[Task instructions]
Give an exact copy of every line, leaving images out.

** Start of Data section **

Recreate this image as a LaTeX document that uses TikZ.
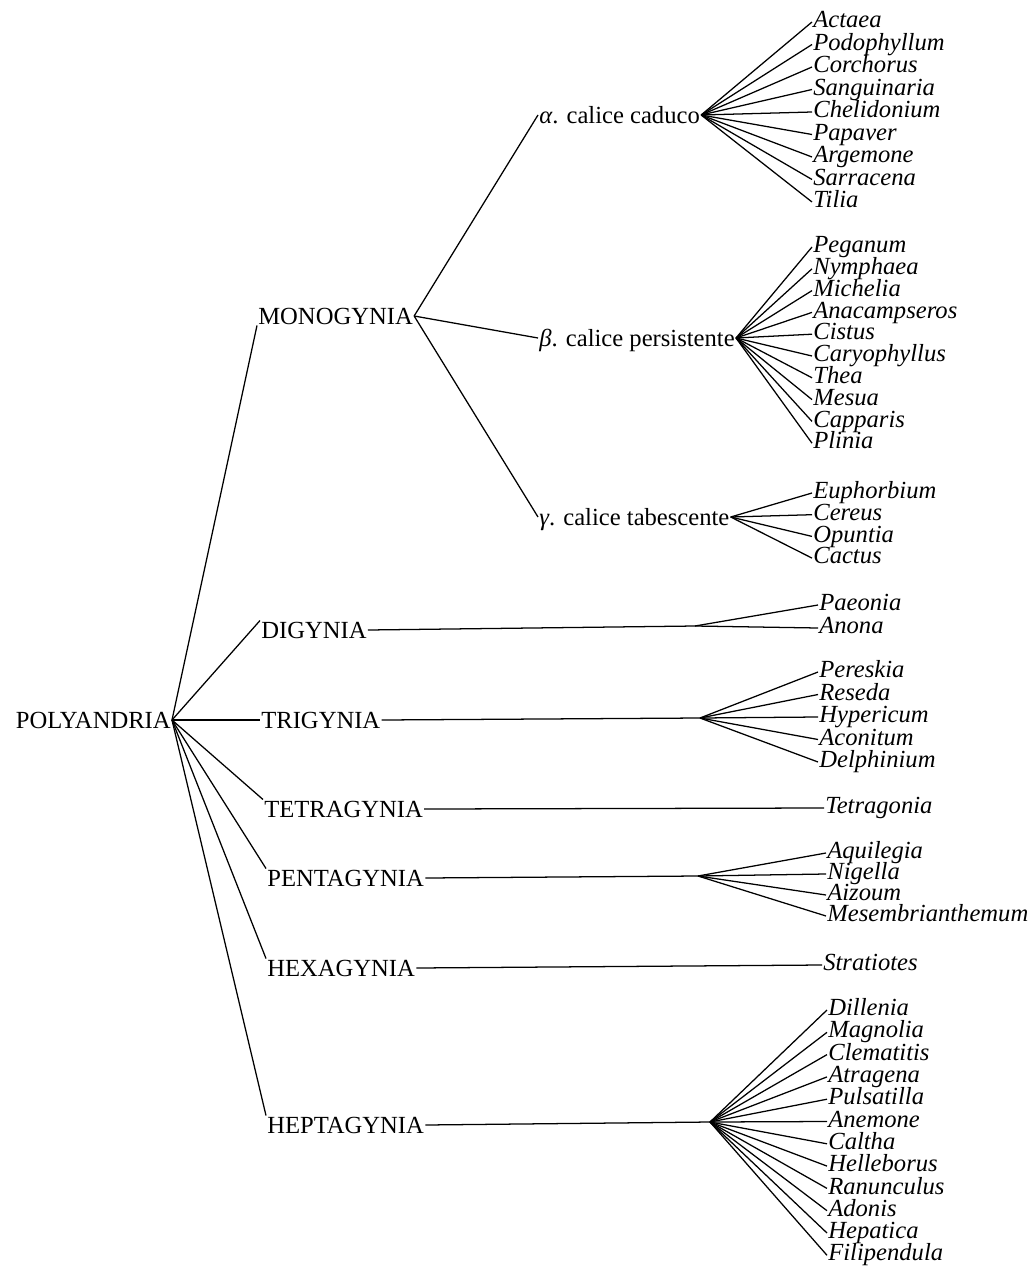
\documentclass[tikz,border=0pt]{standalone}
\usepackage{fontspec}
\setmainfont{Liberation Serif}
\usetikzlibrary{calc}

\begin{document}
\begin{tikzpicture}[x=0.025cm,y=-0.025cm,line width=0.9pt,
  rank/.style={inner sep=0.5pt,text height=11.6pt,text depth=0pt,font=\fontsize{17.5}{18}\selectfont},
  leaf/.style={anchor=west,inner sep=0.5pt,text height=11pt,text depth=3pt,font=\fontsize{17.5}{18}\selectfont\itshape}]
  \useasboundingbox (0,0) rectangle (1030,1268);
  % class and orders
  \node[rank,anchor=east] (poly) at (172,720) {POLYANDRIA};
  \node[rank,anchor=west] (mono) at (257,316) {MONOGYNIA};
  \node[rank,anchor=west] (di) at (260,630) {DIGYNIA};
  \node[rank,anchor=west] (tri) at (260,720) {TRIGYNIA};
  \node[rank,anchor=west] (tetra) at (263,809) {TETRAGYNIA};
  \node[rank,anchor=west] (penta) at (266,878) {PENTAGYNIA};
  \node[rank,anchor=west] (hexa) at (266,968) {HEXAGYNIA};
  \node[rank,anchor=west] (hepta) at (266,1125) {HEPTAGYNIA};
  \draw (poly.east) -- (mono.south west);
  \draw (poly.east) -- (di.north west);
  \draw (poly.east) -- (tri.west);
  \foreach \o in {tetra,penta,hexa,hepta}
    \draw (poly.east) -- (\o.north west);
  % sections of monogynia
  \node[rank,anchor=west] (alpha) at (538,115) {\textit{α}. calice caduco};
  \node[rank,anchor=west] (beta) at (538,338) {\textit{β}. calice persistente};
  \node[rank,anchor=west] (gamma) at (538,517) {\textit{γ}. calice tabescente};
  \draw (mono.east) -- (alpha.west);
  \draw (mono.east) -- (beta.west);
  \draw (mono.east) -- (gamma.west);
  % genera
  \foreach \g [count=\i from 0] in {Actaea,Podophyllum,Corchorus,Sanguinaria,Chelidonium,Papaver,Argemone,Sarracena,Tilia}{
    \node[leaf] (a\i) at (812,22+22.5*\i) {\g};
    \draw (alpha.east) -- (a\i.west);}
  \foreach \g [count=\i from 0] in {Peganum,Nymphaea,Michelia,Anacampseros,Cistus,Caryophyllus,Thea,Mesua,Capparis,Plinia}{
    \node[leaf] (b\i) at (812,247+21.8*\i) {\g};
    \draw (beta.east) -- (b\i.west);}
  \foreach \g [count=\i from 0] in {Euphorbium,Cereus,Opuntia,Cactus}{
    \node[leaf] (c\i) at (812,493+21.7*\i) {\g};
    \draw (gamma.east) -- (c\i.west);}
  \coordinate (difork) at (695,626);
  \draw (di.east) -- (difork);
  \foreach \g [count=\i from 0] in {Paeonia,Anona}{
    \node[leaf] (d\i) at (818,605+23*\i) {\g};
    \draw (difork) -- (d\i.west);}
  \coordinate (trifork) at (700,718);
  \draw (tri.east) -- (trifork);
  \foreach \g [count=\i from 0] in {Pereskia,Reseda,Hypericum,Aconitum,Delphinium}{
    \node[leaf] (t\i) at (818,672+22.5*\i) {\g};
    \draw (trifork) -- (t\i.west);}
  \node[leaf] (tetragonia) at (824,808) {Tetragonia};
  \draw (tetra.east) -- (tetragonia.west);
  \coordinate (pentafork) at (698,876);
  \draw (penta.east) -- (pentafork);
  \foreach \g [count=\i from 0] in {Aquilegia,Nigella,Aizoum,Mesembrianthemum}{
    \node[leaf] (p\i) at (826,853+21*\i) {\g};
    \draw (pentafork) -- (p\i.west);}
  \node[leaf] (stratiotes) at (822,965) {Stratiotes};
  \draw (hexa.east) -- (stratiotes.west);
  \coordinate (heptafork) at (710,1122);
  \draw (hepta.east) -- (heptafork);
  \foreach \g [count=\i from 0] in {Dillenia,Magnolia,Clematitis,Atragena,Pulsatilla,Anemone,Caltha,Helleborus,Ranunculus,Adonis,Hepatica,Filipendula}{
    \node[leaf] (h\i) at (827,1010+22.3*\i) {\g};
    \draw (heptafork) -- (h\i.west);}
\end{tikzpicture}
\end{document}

** End of Data section **

[The completed task]
Recreate this image as a LaTeX document that uses TikZ.
\documentclass[tikz,border=0pt]{standalone}
\usepackage{fontspec}
\setmainfont{Liberation Serif}
\usetikzlibrary{calc}

\begin{document}
\begin{tikzpicture}[x=0.025cm,y=-0.025cm,line width=0.9pt,
  rank/.style={inner sep=0.5pt,text height=11.6pt,text depth=0pt,font=\fontsize{17.5}{18}\selectfont},
  leaf/.style={anchor=west,inner sep=0.5pt,text height=11pt,text depth=3pt,font=\fontsize{17.5}{18}\selectfont\itshape}]
  \useasboundingbox (0,0) rectangle (1030,1268);
  % class and orders
  \node[rank,anchor=east] (poly) at (172,720) {POLYANDRIA};
  \node[rank,anchor=west] (mono) at (257,316) {MONOGYNIA};
  \node[rank,anchor=west] (di) at (260,630) {DIGYNIA};
  \node[rank,anchor=west] (tri) at (260,720) {TRIGYNIA};
  \node[rank,anchor=west] (tetra) at (263,809) {TETRAGYNIA};
  \node[rank,anchor=west] (penta) at (266,878) {PENTAGYNIA};
  \node[rank,anchor=west] (hexa) at (266,968) {HEXAGYNIA};
  \node[rank,anchor=west] (hepta) at (266,1125) {HEPTAGYNIA};
  \draw (poly.east) -- (mono.south west);
  \draw (poly.east) -- (di.north west);
  \draw (poly.east) -- (tri.west);
  \foreach \o in {tetra,penta,hexa,hepta}
    \draw (poly.east) -- (\o.north west);
  % sections of monogynia
  \node[rank,anchor=west] (alpha) at (538,115) {\textit{α}. calice caduco};
  \node[rank,anchor=west] (beta) at (538,338) {\textit{β}. calice persistente};
  \node[rank,anchor=west] (gamma) at (538,517) {\textit{γ}. calice tabescente};
  \draw (mono.east) -- (alpha.west);
  \draw (mono.east) -- (beta.west);
  \draw (mono.east) -- (gamma.west);
  % genera
  \foreach \g [count=\i from 0] in {Actaea,Podophyllum,Corchorus,Sanguinaria,Chelidonium,Papaver,Argemone,Sarracena,Tilia}{
    \node[leaf] (a\i) at (812,22+22.5*\i) {\g};
    \draw (alpha.east) -- (a\i.west);}
  \foreach \g [count=\i from 0] in {Peganum,Nymphaea,Michelia,Anacampseros,Cistus,Caryophyllus,Thea,Mesua,Capparis,Plinia}{
    \node[leaf] (b\i) at (812,247+21.8*\i) {\g};
    \draw (beta.east) -- (b\i.west);}
  \foreach \g [count=\i from 0] in {Euphorbium,Cereus,Opuntia,Cactus}{
    \node[leaf] (c\i) at (812,493+21.7*\i) {\g};
    \draw (gamma.east) -- (c\i.west);}
  \coordinate (difork) at (695,626);
  \draw (di.east) -- (difork);
  \foreach \g [count=\i from 0] in {Paeonia,Anona}{
    \node[leaf] (d\i) at (818,605+23*\i) {\g};
    \draw (difork) -- (d\i.west);}
  \coordinate (trifork) at (700,718);
  \draw (tri.east) -- (trifork);
  \foreach \g [count=\i from 0] in {Pereskia,Reseda,Hypericum,Aconitum,Delphinium}{
    \node[leaf] (t\i) at (818,672+22.5*\i) {\g};
    \draw (trifork) -- (t\i.west);}
  \node[leaf] (tetragonia) at (824,808) {Tetragonia};
  \draw (tetra.east) -- (tetragonia.west);
  \coordinate (pentafork) at (698,876);
  \draw (penta.east) -- (pentafork);
  \foreach \g [count=\i from 0] in {Aquilegia,Nigella,Aizoum,Mesembrianthemum}{
    \node[leaf] (p\i) at (826,853+21*\i) {\g};
    \draw (pentafork) -- (p\i.west);}
  \node[leaf] (stratiotes) at (822,965) {Stratiotes};
  \draw (hexa.east) -- (stratiotes.west);
  \coordinate (heptafork) at (710,1122);
  \draw (hepta.east) -- (heptafork);
  \foreach \g [count=\i from 0] in {Dillenia,Magnolia,Clematitis,Atragena,Pulsatilla,Anemone,Caltha,Helleborus,Ranunculus,Adonis,Hepatica,Filipendula}{
    \node[leaf] (h\i) at (827,1010+22.3*\i) {\g};
    \draw (heptafork) -- (h\i.west);}
\end{tikzpicture}
\end{document}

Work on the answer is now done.